Your startup's compliance playbook won't work at scale. From facility registration to supply chain audits, discover which regulations kick in at specific growth milestones and how to build scalable compliance systems before you're forced to.

The moment your food business gains traction—when retailers start calling, distribution expands beyond your local market, and revenue projections look legitimate—your regulatory obligations shift. What got you through your first year won't carry you through your fifth. Understanding exactly when and how compliance requirements expand is the difference between scaling strategically and scrambling reactively.

This isn't about regulatory gatekeeping. It's about knowing the rules that govern each stage of your business so you can build systems that grow with you, not against you. Scaling compliance for food businesses requires intentional planning, but the good news is that each stage has predictable requirements. When you know what's coming, you can prepare proactively instead of facing surprise FDA inspections or FTC enforcement actions.

Stage 1: Micro-Operations (Under $500K Annual Revenue)

At the startup stage, compliance feels manageable because the regulatory footprint is smaller, but don't let that fool you into thinking it's optional. Every food business, regardless of size, must comply with FDA facility registration and listing requirements under 21 CFR Part 207. Once registered, you will receive an FDA-assigned registration number. 

Depending on the state you operate in, you may also qualify for a Cottage Food Act home kitchen exemption if you're producing non-potentially hazardous foods like jams, dry goods, or certain baked items. This can significantly reduce your facility costs, but exemptions are narrowly defined and state-specific. Don't assume eligibility for a home kitchen without verification.

FTC compliance at this stage focuses on substantiation. If you're making any health or benefit claims—even implicit ones like "supports immunity" or "natural energy"—you must have competent and reliable scientific evidence backing them up under FTC Act Section 5. Your labeling must be accurate, allergens properly declared per FALCPA requirements, and records organized enough to scale. Manual systems work now, but design them with future automation in mind.

Stage 2: Growth Phase ($500K-$5M Revenue)

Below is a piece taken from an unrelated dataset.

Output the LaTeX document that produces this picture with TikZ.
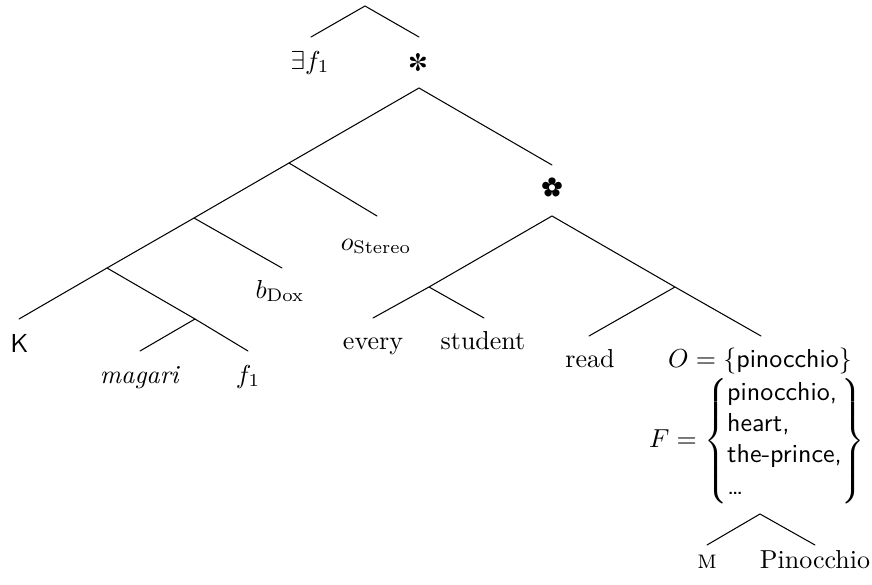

This is where compliance infrastructure becomes critical. Current Good Manufacturing Practice (CGMP) requirements under 21 CFR Part 117 transition from nice-to-have to essential. You're no longer exempted by size, and you can't rely on luck or careful handling. You need documented procedures: cleaning schedules, supplier controls, personnel hygiene protocols, everything written down.

Supplier verification programs shift from informal handshake agreements to documented systems. You can't just assume your ingredient suppliers are legitimate; you need evidence. The Preventive Controls Qualified Individual (PCQI) requirement may activate depending on your product category. This typically means someone on your team needs FDA's preventive controls training.

As you expand across multiple states, label compliance becomes exponentially more complex. A compliant label in one state may violate another's regulations. Distribution expansion also triggers real insurance obligations. Product liability coverage transitions from optional nice-to-have to a non-negotiable requirement. Your retailers and distributors will demand it. Systematic third-party testing and quality assurance move from occasional spot-checks to regular protocols.

Stage 3: Established Operations ($5M-$20M Revenue)

At this scale, the FSMA Preventive Controls Rule becomes fully applicable if you haven't already implemented it (21 CFR Part 117, Subpart C). You need a written food safety plan, hazard analysis, preventive measures, and documented monitoring. This isn't compliance theater, this is the framework that protects your customers and your business.

Third-party audits like SQF or BRC certification transition from competitive advantages to market expectations. Major retailers increasingly require them. Your supply chain complexity demands formal vendor management programs with actual audits, not just vendor questionnaires. FTC scrutiny intensifies as your marketing reach expands. National advertising faces stricter substantiation standards than regional campaigns.

Recall procedures and crisis communication plans become regulatory expectations, not afterthoughts. The FDA expects you to know how you'd execute a recall within 24 hours. State-by-state regulatory variations require dedicated mapping which means you may need someone tracking this. Scaling food business operations at this level means compliance is no longer a part-time responsibility of whoever's available; it's a core business function.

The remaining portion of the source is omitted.